2. Addition of Rs. 74,64,000 as Capital Gain on the sale of 3732 shares:
The assessee also contested the addition of Rs. 74,64,000 as capital gain on the sale of 3732 shares based on an agreement dated 29-4-1995. The ITAT directed the Assessing Officer to calculate the capital gain and determine the ownership of the shares. The Assessing Officer included this amount in the block assessment, as the sale transaction was not recorded in the regular returns. The ITAT agreed with this inclusion, emphasizing that the sale consideration was received in cash and not disclosed to the department.

3. Inclusion of gross sale price as capital gains without deductions:
The assessee argued that the gross sale price was included as capital gains without considering the cost of shares and indexation. The Assessing Officer took the cost of acquisition as nil due to the lack of information provided by the assessee. The ITAT restored this issue to the Assessing Officer, directing the assessee to provide details of the cost of acquisition for proper calculation of capital gains, allowing for deductions as per sections 48 and 49 of the Income-tax Act.

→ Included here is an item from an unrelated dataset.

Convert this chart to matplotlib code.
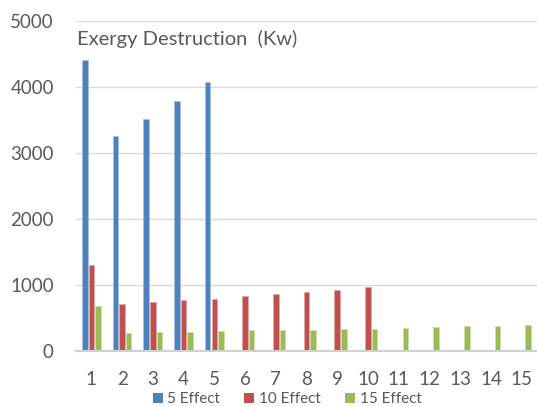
import matplotlib
matplotlib.use("Agg")
import matplotlib.pyplot as plt
from matplotlib.patches import Patch
import numpy as np

# Exergy destruction per effect (kW) for three plant configurations
effects = list(range(1, 16))
effect5 = [4410, 3260, 3510, 3790, 4070]
effect10 = [1300, 710, 740, 770, 790, 830, 860, 890, 920, 965]
effect15 = [680, 280, 285, 295, 305, 315, 318, 322, 330, 340, 350, 360, 375, 385, 393]
series_names = ["5 Effect", "10 Effect", "15 Effect"]
y_ticks = [0, 1000, 2000, 3000, 4000, 5000]

colors = ["#4F81BD", "#C0504D", "#9BBB59"]
edges = ["#A7C0DE", "#E0A8A6", "#CDDDAC"]
text_color = "#595959"
font = "Lato"

plt.rcParams["font.family"] = [font, "DejaVu Sans"]

fig = plt.figure(figsize=(5.37, 4.07), dpi=100)
ax = fig.add_axes([76 / 537, 56 / 407, 461 / 537, 330 / 407])

width = 0.18
step = 0.215
for i, (vals, c, ec) in enumerate(zip([effect5, effect10, effect15], colors, edges)):
    x = np.arange(1, len(vals) + 1) + (i - 1) * step
    ax.bar(x, vals, width=width, color=c, edgecolor=ec, linewidth=0.5, zorder=3)

ax.set_xlim(0.5, 15.5)
ax.set_ylim(0, 5000)
ax.set_xticks(effects)
ax.set_xticklabels([str(e) for e in effects])
ax.set_yticks(y_ticks)
ax.set_yticklabels([str(t) for t in y_ticks])

ax.tick_params(axis="x", length=0, pad=14.5, labelsize=13.5, colors=text_color)
ax.tick_params(axis="y", length=0, pad=16, labelsize=13.5, colors=text_color)

ax.grid(axis="y", color="#D9D9D9", linewidth=1.0, zorder=0)
for side in ["top", "right", "left"]:
    ax.spines[side].set_visible(False)
ax.spines["bottom"].set_color("#D0D0D0")
ax.spines["bottom"].set_linewidth(1.5)
ax.spines["bottom"].set_zorder(4)

ax.text(0.003, 0.945, "Exergy Destruction  (Kw)", transform=ax.transAxes,
        ha="left", va="center", fontsize=14.5, color=text_color)

handles = [Patch(facecolor=c, edgecolor="none") for c in colors]
fig.legend(handles, series_names, loc="center", bbox_to_anchor=(287 / 537, 1 - 399 / 407),
           ncol=3, frameon=False, fontsize=11, labelcolor=text_color,
           handlelength=0.65, handleheight=0.65, handletextpad=0.3,
           columnspacing=1.6, borderpad=0, borderaxespad=0)

fig.savefig("out.png", dpi=100)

4. Issuance of notice under section 158BD without legal jurisdiction:
The assessee contended that the notice under section 158BD was issued without legal jurisdiction and four years after the block assessment of Vijay Sehgal (Individual). The ITAT found that the Assessing Officer was satisfied with the material on record that the undisclosed income belonged to the assessee (HUF). The ITAT held that there is no time limitation for initiating proceedings under section 158BD, and the satisfaction of the Assessing Officer was based on cogent material, thus validating the notice.

Conclusion:
The appeal was partly allowed for statistical purposes, directing the Assessing Officer to consider the cost of acquisition for the shares. The ITAT upheld the additions of Rs. 16,81,750 and Rs. 74,64,000 as capital gains, confirming the inclusion of these amounts in the block assessment due to the lack of proper disclosure by the assessee. The issuance of the notice under section 158BD was also upheld, as the Assessing Officer's satisfaction was based on substantial material found during the search.